En la crónica de todo movimiento político totalitario yace una figura que compite en olvido con los ganadores del Oscar al mejor vestuario: el arrepentido. Esa persona con tribuna que desde un principio fue todo vehemencia e ilusión, que por la causa convirtió en enemigos a sus amigos, que dejó de asistir a la bodas y bautizos para no toparse con ellos y que terminó entronando al líder en el altar de su fe.
Los arrepentidos van consumiendo su cuota de dignidad a medida que los procesos se consolidan, hacen caso omiso a las advertencias del sentido común, de la historia y sólo advierten el peligro cuando ya es demasiado tarde.
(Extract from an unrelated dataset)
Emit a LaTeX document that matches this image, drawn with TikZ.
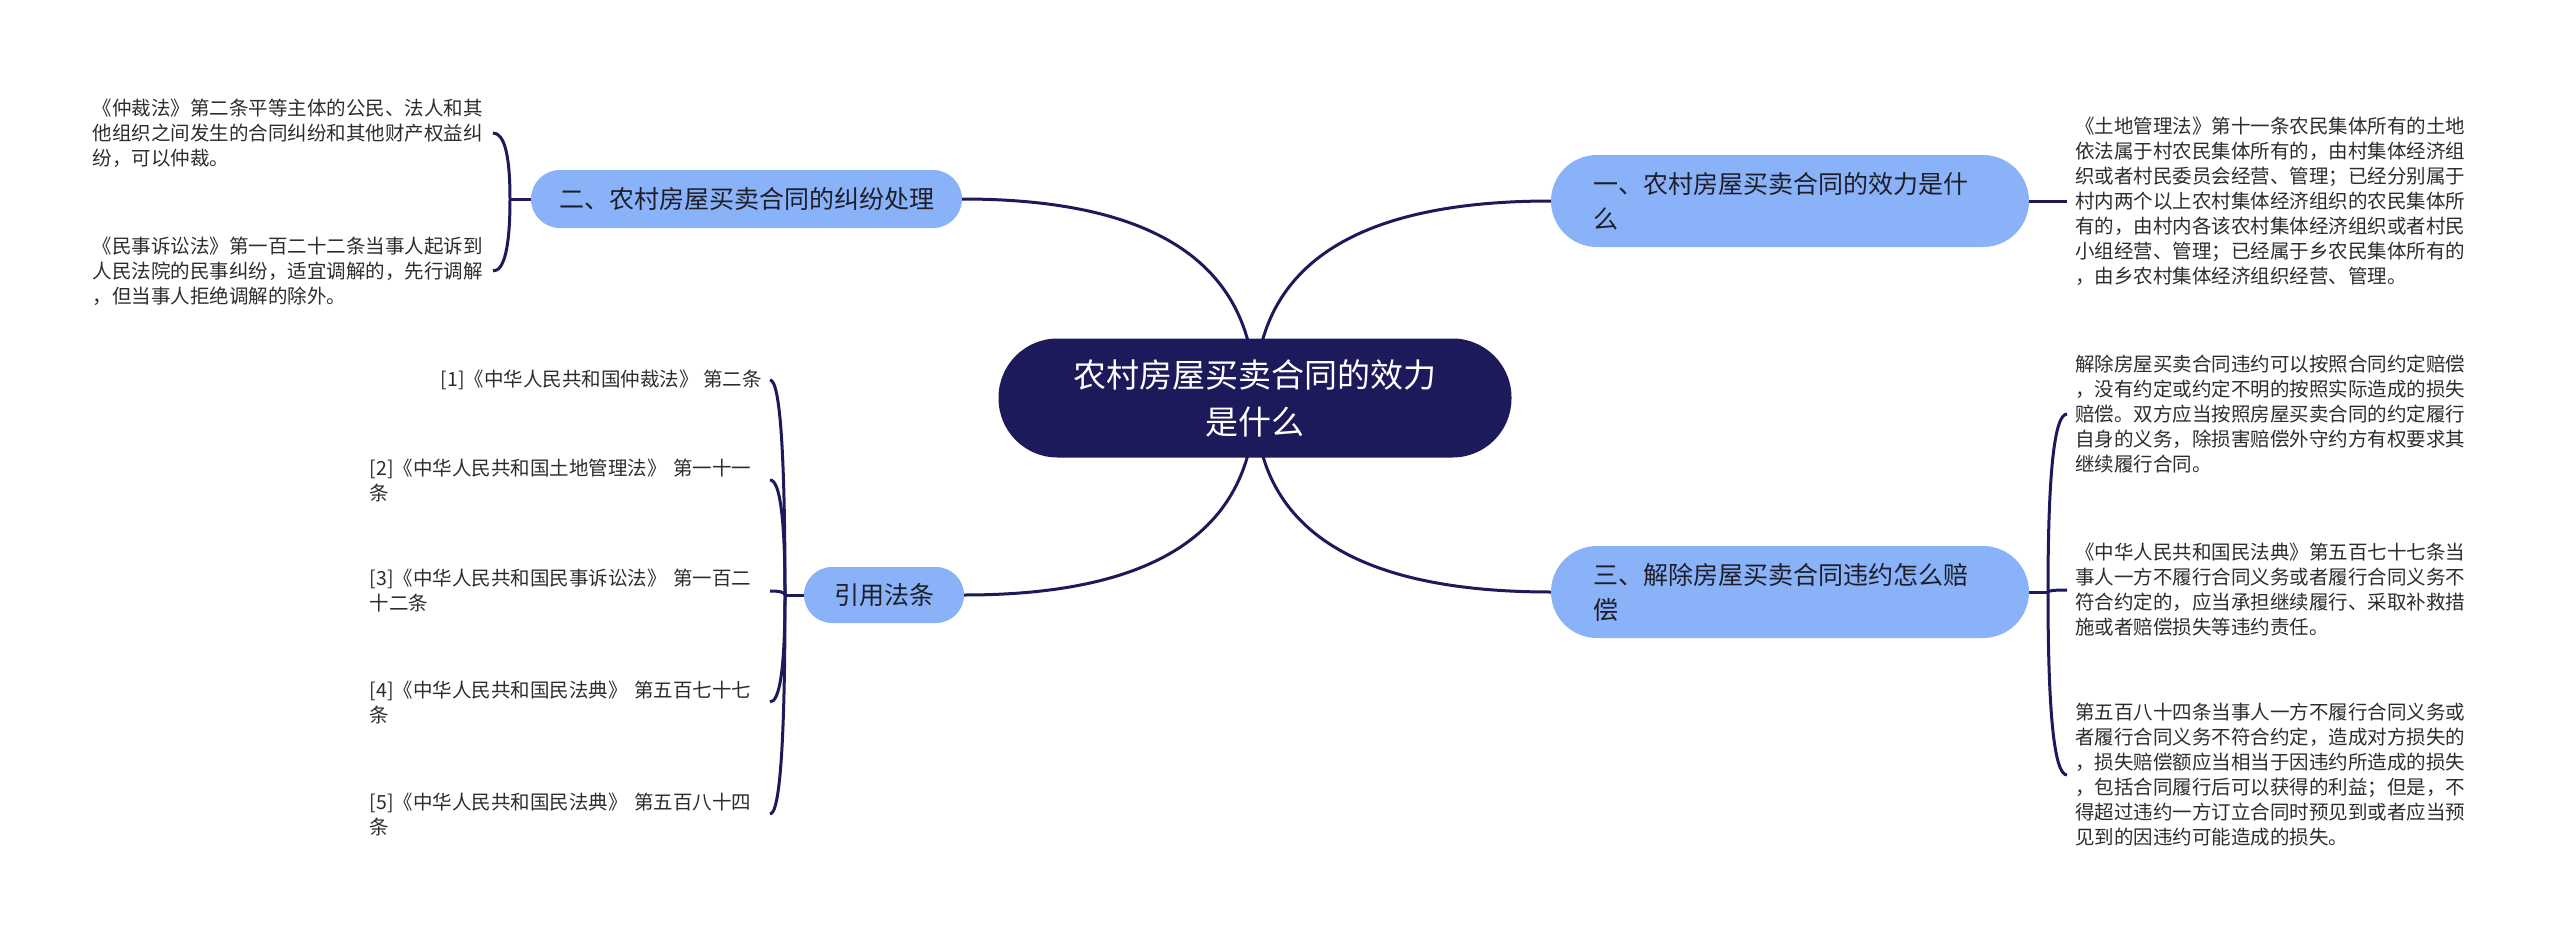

El destino de las personas que son éticamente superiores a las causas que apoyan es, inevitablemente, caer en desgracia. Ser utilizados a conciencia y desechados como pendejos. Y si nos ponemos, ni lo de la ética, bastará con que intenten pensar levemente diferente.
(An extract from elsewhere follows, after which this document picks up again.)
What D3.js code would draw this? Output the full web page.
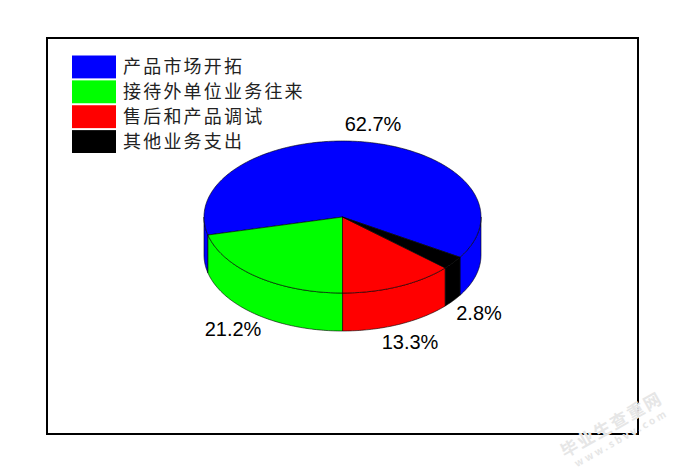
<!DOCTYPE html>
<html>
<head>
<meta charset="utf-8">
<style>
html, body { margin: 0; padding: 0; background: #fff; }
svg { display: block; }
.legend text { font-family: "Noto Sans CJK SC", sans-serif; font-size: 18px; letter-spacing: 2.2px; fill: #222; }
.pct { font-family: "Liberation Sans", Arial, sans-serif; font-size: 20px; fill: #000; }
.mark { font-family: "Noto Sans CJK SC", sans-serif; font-weight: 700; fill: #e6e6e6; stroke: #fff; stroke-width: 0.6px; paint-order: stroke; }
</style>
</head>
<body>
<svg id="chart" width="683" height="474"></svg>
<script src="https://cdn.jsdelivr.net/npm/d3@7"></script>
<script>
const categories = ['产品市场开拓', '接待外单位业务往来', '售后和产品调试', '其他业务支出'];
const values = [62.7, 21.2, 13.3, 2.8];
const colors = ['#0000ff', '#00ff00', '#ff0000', '#000000'];
const pctLabels = ['62.7%', '21.2%', '13.3%', '2.8%'];

const DEPTH = 38;
const DEG = Math.PI / 180;
const START = 122 * DEG;

const svg = d3.select('#chart');

// frame
svg.append('rect')
	.attr('x', 47).attr('y', 38)
	.attr('width', 591).attr('height', 396)
	.attr('fill', '#fff').attr('stroke', '#000').attr('stroke-width', 2);

// unit circle -> tilted pie top
const scale = {
	x: d3.scaleLinear().domain([-1, 1]).range([204, 481]),
	y: d3.scaleLinear().domain([-1, 1]).range([293, 141])
};
const px = a => scale.x(Math.sin(a));
const py = a => scale.y(Math.cos(a));

// pie runs counter-clockwise, so the angles fall from START
const pie = d3.pie().sort(null).startAngle(START).endAngle(START - 2 * Math.PI);
const slices = pie(values).map((d, i) => ({ ...d, i }));

const line = d3.line();

function sample(a0, a1) {
	const n = Math.max(2, Math.ceil(Math.abs(a1 - a0) / DEG));
	return d3.range(n + 1).map(k => a0 + (a1 - a0) * k / n);
}

// front half of the rim, in a running angle 90..270 degrees
function wallRange(d) {
	const hi = d.startAngle;
	const lo = d.endAngle;
	const out = [];
	[0, 2 * Math.PI, -2 * Math.PI].forEach(shift => {
		const a = Math.max(lo + shift, 90 * DEG);
		const b = Math.min(hi + shift, 270 * DEG);
		if (b > a) out.push([a, b]);
	});
	return out;
}

const g = svg.append('g');

slices.forEach(d => {
	wallRange(d).forEach(([a, b]) => {
		const angles = sample(a, b);
		const top = angles.map(t => [px(t), py(t)]);
		const bottom = angles.slice().reverse().map(t => [px(t), py(t) + DEPTH]);
		g.append('path')
			.attr('d', line(top.concat(bottom)) + 'Z')
			.attr('fill', colors[d.i])
			.attr('stroke', '#000')
			.attr('stroke-width', 0.6);
	});
});

slices.forEach(d => {
	const rim = sample(d.startAngle, d.endAngle).map(t => [px(t), py(t)]);
	const centre = [scale.x(0), scale.y(0)];
	g.append('path')
		.attr('d', line([centre].concat(rim)) + 'Z')
		.attr('fill', colors[d.i])
		.attr('stroke', '#000')
		.attr('stroke-width', 0.6);
});

// percent labels
const labelAt = [[373, 131], [233, 336], [410, 349], [479, 320]];
svg.selectAll('.pct')
	.data(pctLabels)
	.enter()
	.append('text')
	.attr('class', 'pct')
	.attr('text-anchor', 'middle')
	.attr('x', (d, i) => labelAt[i][0])
	.attr('y', (d, i) => labelAt[i][1])
	.text(d => d);

// legend
const rows = d3.scaleBand().domain(categories).range([55.5, 153]).paddingInner(0.08);
const legend = svg.append('g').attr('class', 'legend');
legend.selectAll('rect')
	.data(categories)
	.enter()
	.append('rect')
	.attr('x', 72)
	.attr('y', d => rows(d))
	.attr('width', 44)
	.attr('height', rows.bandwidth())
	.attr('fill', (d, i) => colors[i]);
legend.selectAll('text')
	.data(categories)
	.enter()
	.append('text')
	.attr('x', 123)
	.attr('y', d => rows(d) + rows.bandwidth() / 2 + 6)
	.text(d => d);

// watermark
const mark = svg.append('g').attr('transform', 'translate(565,458) rotate(-29.5)');
mark.append('text').attr('class', 'mark').attr('font-size', 17).attr('letter-spacing', 2).text('毕业生查重网');
mark.append('text').attr('class', 'mark').attr('font-size', 10).attr('letter-spacing', 2.6).attr('x', 6).attr('y', 14).text('www.sbvv.com');
</script>
</body>
</html>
Siempre me ha intrigado el proceso mental que se lleva a cabo para abrazar lo descabellado, lo que a todas luces tiene un tufo a despotismo cautivo. No me refiero al proceso colectivo, que ya ese es otro enigma, sino al personal, al que hace el individuo consigo mismo para defender y apoyar aquéllo que, hasta hace unos días, formaba parte de sus líneas rojas. Qué pasa, por ejemplo, en la mente de un brillante científico para que abrace el totalitarismo; que pasa en el corazón de un docente para que defienda a pie juntillas el adoctrinamiento sectario; qué sucede en la mente de un optometrista jubilado para que olvide separar lo que está bien de lo está mal; qué se atrofia en el razonamiento de un periodista para que deje de desconfiar de la naturaleza humana, a escudriñar en los motivos y a denunciar la falta de veracidad.
El problema con el proceso de arrepentimiento es que casi siempre se alarga demasiado, como aquellos matrimonios fallidos que encadenan segundas oportunidades y que al final siguen estando juntos por los muchachos, creyendo que con ello logran una crianza aséptica, hasta que, a la altura en la que el mal ya está hecho, alguno de los dos dice basta.
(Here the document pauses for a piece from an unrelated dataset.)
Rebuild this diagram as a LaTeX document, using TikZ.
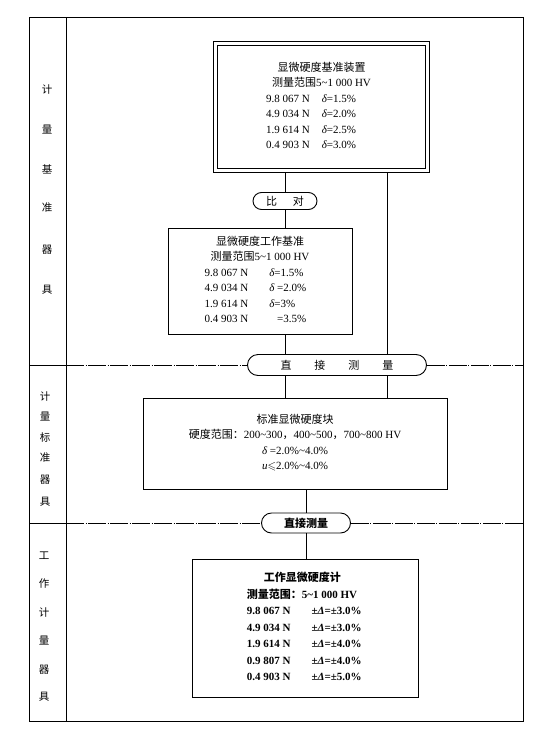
\documentclass[tikz,border=0pt]{standalone}
\usepackage{fontspec}
\usepackage{amssymb}
\setmainfont{Liberation Serif}
\newfontfamily\cjk{Noto Sans CJK SC}
\usepackage{tikz}
\usetikzlibrary{shapes.misc}

\newcommand\wave{\textasciitilde}

\tikzset{
  frameline/.style={line width=1pt},
  stdbox/.style={draw, line width=0.9pt, inner sep=0pt, font=\fontsize{11}{15.5}\selectfont},
  pill/.style={draw, rounded rectangle, line width=0.9pt, inner sep=0pt, font=\cjk\fontsize{11}{13}\selectfont},
  link/.style={line width=0.9pt},
  divline/.style={line width=0.8pt, dash pattern=on 18pt off 1.5pt on 1pt off 1.5pt},
  sidelabel/.style={font=\cjk\fontsize{10.5}{12}\selectfont},
}

\begin{document}
\begin{tikzpicture}[x=1pt,y=-1pt]

\useasboundingbox (0,0) rectangle (550,739) ;

% outer frame and the left column
\coordinate (tl) at (29,17) ;
\coordinate (br) at (523,721) ;
\coordinate (coltop) at (66,17) ;
\coordinate (colbot) at (66,721) ;
\coordinate (rail) at (387,0) ;

\draw[frameline] (tl) rectangle (br) ;
\draw[frameline] (coltop) -- (colbot) ;

\foreach \ch/\yy in {计/90, 量/130, 基/169, 准/208, 器/250, 具/290}
  \node[sidelabel] (top\yy) at (47,\yy) {\ch} ;
\foreach \ch/\yy in {计/397, 量/417, 标/437, 准/458, 器/480, 具/502}
  \node[sidelabel] (mid\yy) at (45,\yy) {\ch} ;
\foreach \ch/\yy in {工/556, 作/584, 计/613, 量/641, 器/670, 具/697}
  \node[sidelabel] (low\yy) at (44,\yy) {\ch} ;

% boxes
\node[stdbox, minimum width=216pt, minimum height=131pt] (etalon) at (321.5,107) {%
\begin{tabular}{@{}l@{\hspace{12pt}}l@{}}
\multicolumn{2}{c}{\cjk 显微硬度基准装置}\\
\multicolumn{2}{c}{{\cjk 测量范围}5\wave1 000 HV}\\
9.8 067 N & {\itshape δ}=1.5\%\\
4.9 034 N & {\itshape δ}=2.0\%\\
1.9 614 N & {\itshape δ}=2.5\%\\
0.4 903 N & {\itshape δ}=3.0\%\\
\end{tabular}} ;
\draw[line width=0.9pt] ([shift={(4.5pt,-4.5pt)}]etalon.north west) rectangle ([shift={(-4.5pt,4.5pt)}]etalon.south east) ;

\node[pill, minimum width=64pt, minimum height=17pt] (compare) at (285,201) {比\hspace{16pt}对} ;

\node[stdbox, minimum width=184pt, minimum height=106pt] (workstd) at (260,281) {%
\begin{tabular}{@{}l@{\hspace{21pt}}l@{}}
\multicolumn{2}{c}{\cjk 显微硬度工作基准}\\
\multicolumn{2}{c}{{\cjk 测量范围}5\wave1 000 HV}\\
9.8 067 N & {\itshape δ}=1.5\%\\
4.9 034 N & {\itshape δ} =2.0\%\\
1.9 614 N & {\itshape δ}=3\%\\
0.4 903 N & \phantom{\itshape δ} =3.5\%\\
\end{tabular}} ;

\node[pill, minimum width=179pt, minimum height=21pt] (direct1) at (337,365) {直\hspace{23pt}接\hspace{23pt}测\hspace{23pt}量} ;

\node[stdbox, minimum width=304pt, minimum height=91pt] (blockbox) at (295,443.5) {%
\begin{tabular}{@{}c@{}}
{\cjk 标准显微硬度块}\\
{\cjk 硬度范围：}200\wave300{\cjk ，}400\wave500{\cjk ，}700\wave800 HV\\
{\itshape δ} =2.0\%\wave4.0\%\\
{\itshape u}$\leqslant$2.0\%\wave4.0\%\\
\end{tabular}} ;

\node[pill, minimum width=89pt, minimum height=20pt, font=\cjk\bfseries\fontsize{11}{13}\selectfont] (direct2) at (306,523) {直接测量} ;

\node[stdbox, minimum width=226pt, minimum height=138pt, font=\fontsize{11}{16.5}\selectfont\bfseries] (gauge) at (305,628) {%
\begin{tabular}{@{}l@{\hspace{21pt}}l@{}}
\multicolumn{2}{@{}l}{\hspace*{17pt}\cjk 工作显微硬度计}\\
\multicolumn{2}{@{}l}{{\cjk 测量范围：}5\wave1 000 HV}\\
9.8 067 N & ±{\itshape Δ}=±3.0\%\\
4.9 034 N & ±{\itshape Δ}=±3.0\%\\
1.9 614 N & ±{\itshape Δ}=±4.0\%\\
0.9 807 N & ±{\itshape Δ}=±4.0\%\\
0.4 903 N & ±{\itshape Δ}=±5.0\%\\
\end{tabular}} ;

% connectors
\draw[link] (compare.north |- etalon.south) -- (compare.north) ;
\draw[link] (compare.south) -- (compare |- workstd.north) ;
\draw[link] (rail |- etalon.south) -- (rail |- direct1.north) ;
\draw[link] (compare |- workstd.south) -- (compare |- direct1.north) ;
\draw[link] (compare |- direct1.south) -- (compare |- blockbox.north) ;
\draw[link] (rail |- direct1.south) -- (rail |- blockbox.north) ;
\draw[link] (direct2 |- blockbox.south) -- (direct2.north) ;
\draw[link] (direct2.south) -- (direct2 |- gauge.north) ;

% section borders
\draw[frameline] (tl |- direct1) -- (coltop |- direct1) ;
\draw[divline] (coltop |- direct1) -- (direct1.west) ;
\draw[divline] (direct1.east) -- (br |- direct1) ;
\draw[frameline] (tl |- direct2) -- (coltop |- direct2) ;
\draw[divline] (coltop |- direct2) -- (direct2.west) ;
\draw[divline] (direct2.east) -- (br |- direct2) ;

\end{tikzpicture}
\end{document}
Lo peor del asunto es que el arrepentido tiene una dualidad perpetua: para los amigos, esos que simplemente se limitaron a esperarlo, se defenderá como un engañado, pero para la causa, siempre será un traidor.
En todo caso, arrepentirse es un hecho intelectualmente más exigente que confiar en el mito de los salvapatrias. Reconocerse como un equivocado sólo tiene valor si dicha condición se exhibe con el mismo ímpetu con el que se defendió la estafa.
Lo único que se puede pedir, dado que vulnerables somos todos, es que el proceso de arrepentimiento comience cuanto antes, que no se dejen pasar los primeros síntomas porque en los populismos y los totalitarismos, las culpas se enquistan.